Globalisation
Globalisation is a process where businesses
are dealt in markets around the world, apart from the local and national
markets. According to business terminologies, globalisation is defined as ‘the
worldwide trend of businesses expanding beyond their domestic boundaries’. It
is advantageous for the economy of countries because it promotes prosperity in
the countries that embrace globalisation. In this section, we will understand
globalisation, its benefits and challenges.
Most of us assume that international and
global business are the same and that any company that deals with another
country for its business is an international or global company. In fact, there
is a considerable difference between the two terms.

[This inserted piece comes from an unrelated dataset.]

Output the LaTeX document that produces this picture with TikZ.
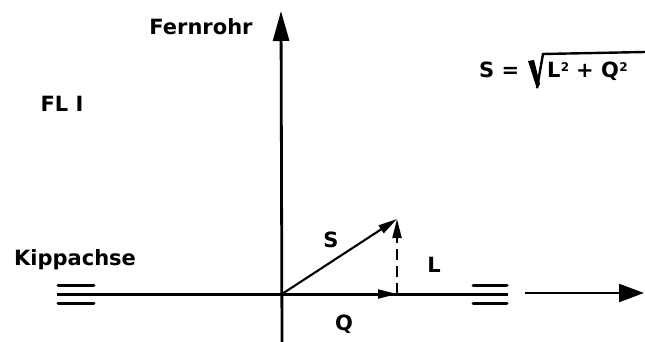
\documentclass[tikz,border=0pt]{standalone}
\usepackage{fontspec}
\setmainfont{DejaVu Sans}
\usetikzlibrary{arrows.meta,positioning}
\begin{document}
\begin{tikzpicture}[x=1pt,y=-1pt,
  lbl/.style={font=\fontsize{21}{24}\selectfont\bfseries,inner sep=0pt,anchor=base},
  sup/.style={font=\fontsize{12}{14}\selectfont\bfseries,inner sep=0pt,anchor=north west},
  axis/.style={line width=3pt,draw=black},
  big/.style={-{Triangle[length=30pt,width=16pt]},line width=2.8pt},
  vec/.style={-{Triangle[length=19pt,width=9pt]},line width=2.1pt},
  bar/.style={line width=3pt,line cap=round},
  rad/.style={line width=2.4pt,line join=miter}
]
\useasboundingbox (0,0) rectangle (645,342);
\coordinate (O) at (282,294);
\coordinate (P) at (397,294);
\coordinate (T) at (397,219);
\coordinate (bot) at (282,342);
\coordinate (top) at (281,11);
\coordinate (west) at (57,294);
\coordinate (east) at (508,294);
\coordinate (tail) at (525,293);
\coordinate (head) at (644,293);
\draw[big] (bot) -- (top);
\draw[axis] (west) -- (east);
\foreach \yy in {285,303}{
  \draw[bar] (58,\yy) -- (94,\yy);
  \draw[bar] (473,\yy) -- (507,\yy);
}
\draw[big,line width=2.2pt,-{Triangle[length=25pt,width=18pt]}] (tail) -- (head);
\draw[vec] (O) -- (P);
\draw[vec] (O) -- (T);
\draw[vec,dash pattern=on 11pt off 6pt] (P) -- (T);
\node[lbl] (fernrohr) at (201,35) {Fernrohr};
\node[lbl] (fl) at (62,112) {FL I};
\node[lbl] (kipp) at (75,265) {Kippachse};
\node[lbl] (lblS) at (331,247) {S};
\node[lbl] (lblL) at (434,272) {L};
\node[lbl] (lblQ) at (344,330) {Q};
\node[lbl,anchor=base west] (frmS) at (479,78) {S =};
\node[lbl,anchor=base west] (frmL) at (547,78) {L};
\node[sup] (supL) at (frmL.north east) {2};
\node[lbl,anchor=base west] (frmQ) at (576,78) {+ Q};
\node[sup] (supQ) at (frmQ.north east) {2};
\fill (528,61) -- (534,60) -- (540,84) -- (537,89) -- cycle;
\draw[rad] (537,88) -- (543,54) -- (645,52);
\end{tikzpicture}
\end{document}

International companies – Companies that
deal with foreign companies for their business are considered as international
companies. They can be exporters or importers who may not have any investments
in any other country, apart from their home country.
Global companies – Companies,
which invest in other countries for business and also operate from other
countries, are considered as global companies. They have multiple manufacturing
plants across the globe, catering to multiple markets.
The transformation of a company from domestic
to international is by entering just one market or a few selected foreign
markets as an exporter or importer. Competing on a truly global scale comes
later, after the company has established operations in several countries across
continents and is racing against rivals for global market leadership. Thus,
there is a meaningful distinction between a company that operates in few
selected foreign countries and a company that operates and markets its products
across several countries and continents with manufacturing capabilities in
several of these countries.
Companies can also be differentiated by the
kind of competitive strategy they adopt while dealing internationally.
Multinational strategy and global competitive strategy are the two types of
competitive strategy.
· Multinational strategy –
Companies adopt this strategy when each country’s market needs to be treated as
self contained. It can be for the following reasons:
° Customers from different countries have
different preferences and expectations about a product or a service.
° Competition in each national market is
essentially independent of competition in other national markets, and the set
of competitors also differ from country to country.
° A company’s reputation, customer base, and
competitive position in one nation have little or no bearing on its ability to
successfully compete in another nation.
Some of the industry examples for
multinational competition include beer, life insurance, and food products.